Andrea was 21 years of age when angels took her to heaven on 21 December 2021. Andrea was diagnosed with the CASK Gene Mutation within days of going to heaven. She loved camping and Walt Disney World and touched the lives of those around her with her beautiful heart and kindness. She is missed so much but will never be forgotten. 



Em is 2 and lives in Sydney. Em is trying to learn to walk.

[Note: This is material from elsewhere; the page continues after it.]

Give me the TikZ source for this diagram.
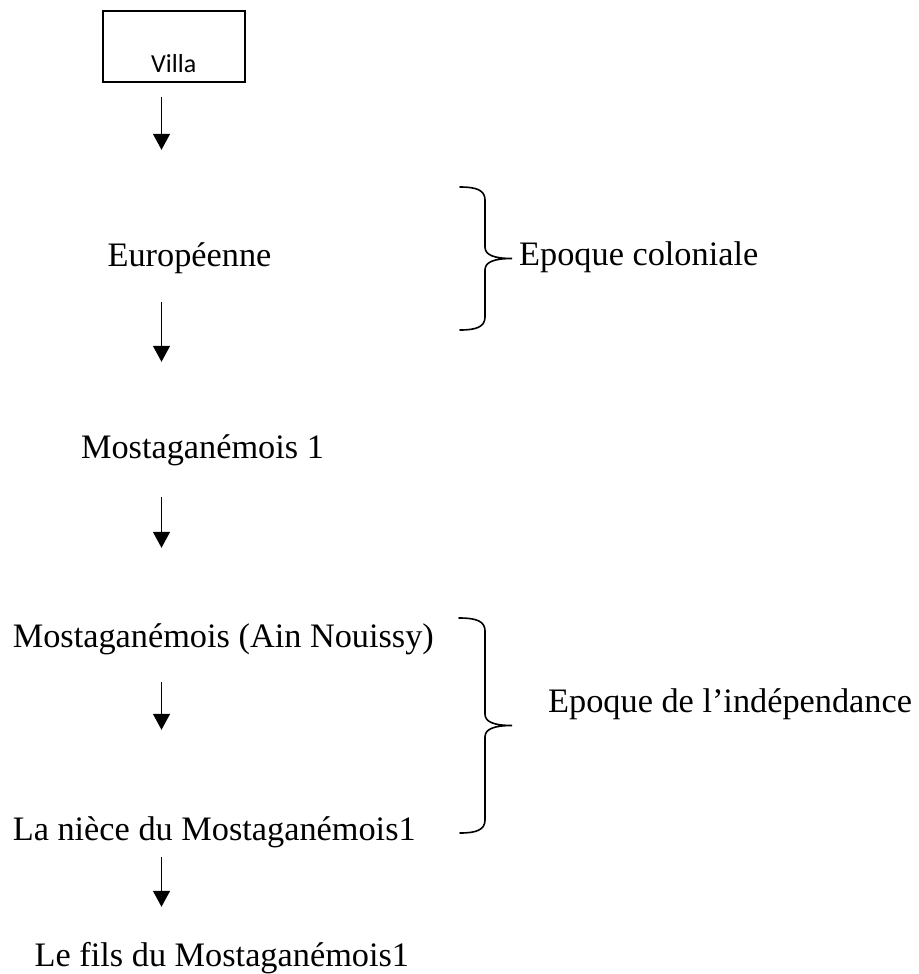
\documentclass[tikz,border=0pt]{standalone}
\usepackage{fontspec}
\setmainfont{Liberation Serif}
\newfontfamily\boxfont{Carlito}
\usetikzlibrary{arrows.meta}
\begin{document}
\begin{tikzpicture}[x=1pt,y=-1pt,
  txt/.style={inner sep=0pt, text height=24pt, text depth=8pt,
    font=\fontsize{34.3pt}{40pt}\selectfont},
  framebox/.style={draw, line width=2pt, inner sep=0pt, minimum width=142pt,
    text height=61.7pt, text depth=9pt, font=\boxfont\fontsize{26pt}{30pt}\selectfont},
  arr/.style={line width=1.3pt, -{Triangle[width=17pt,length=16pt]}},
  bracepath/.style={line width=1.6pt, line cap=round}]
\useasboundingbox (0,0) rectangle (918,974);

% column on which the downward arrows run
\coordinate (spine) at (161.5,0);

% chain of owners
\node[framebox, anchor=base] (villa) at (173.7,72.7) {Villa};
\node[txt, anchor=base] (euro) at (189.5,266) {Européenne};
\node[txt, anchor=base] (mosta1) at (202.5,458) {Mostaganémois 1};
\node[txt, anchor=base west] (ain) at (12.6,647) {Mostaganémois (Ain Nouissy)};
\node[txt, anchor=base west] (niece) at (12.6,840) {La nièce du Mostaganémois1};
\node[txt, anchor=base west] (fils) at (34.5,966) {Le fils du Mostaganémois1};

% period labels
\node[txt, anchor=base west] (colon) at (519,265) {Epoque coloniale};
\node[txt, anchor=base west] (indep) at (548,712) {Epoque de l’indépendance};

% arrows between successive owners
\draw[arr, shorten <=14pt, shorten >=92pt] (villa.south -| spine) -- (euro.north -| spine);
\draw[arr, shorten <=28pt, shorten >=72pt] (euro.south -| spine) -- (mosta1.north -| spine);
\draw[arr, shorten <=31pt, shorten >=75pt] (mosta1.south -| spine) -- (ain.north -| spine);
\draw[arr, shorten <=27pt, shorten >=86pt] (ain.south -| spine) -- (niece.north -| spine);
\draw[arr, shorten <=9pt, shorten >=35pt] (niece.south -| spine) -- (fils.north -| spine);

% brace for the colonial period
\draw[bracepath] (460,187) .. controls (476,187) and (485,190) .. (485,200)
  -- (485,247) .. controls (485,255) and (494,258.5) .. (512,258.5)
  .. controls (494,258.5) and (485,262) .. (485,270)
  -- (485,317) .. controls (485,327) and (476,330) .. (460,330);

% brace for the independence period
\draw[bracepath] (459,618) .. controls (476,618) and (485,621) .. (485,631)
  -- (485,714) .. controls (485,722) and (494,725.5) .. (512,725.5)
  .. controls (494,725.5) and (485,729) .. (485,737)
  -- (485,820) .. controls (485,830) and (476,833) .. (460,833);
\end{tikzpicture}
\end{document}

“In some ways, that CASK-linked pathology is degenerative in nature provides a positive outlook. Because microcephaly in CASK-linked pathology progresses postnatally, there may be a temporal window when therapeutic intervention might prevent or slow further brain cell loss. Regression, even in adolescence, has also been observed in some cases of MICPCH [119], again offering the tantalizing possibility that a therapeutic approach might prevent such decline under conditions when degeneration is known to progressThe potential benefits of intervention might extend even further given that non-cell-autonomous toxicity could also affect functioning of the remaining neurons; reduction of such toxicity, especially when coupled with high-intensity rehabilitative measures [120], might offer real hope for a positive impact on functional outcomes.”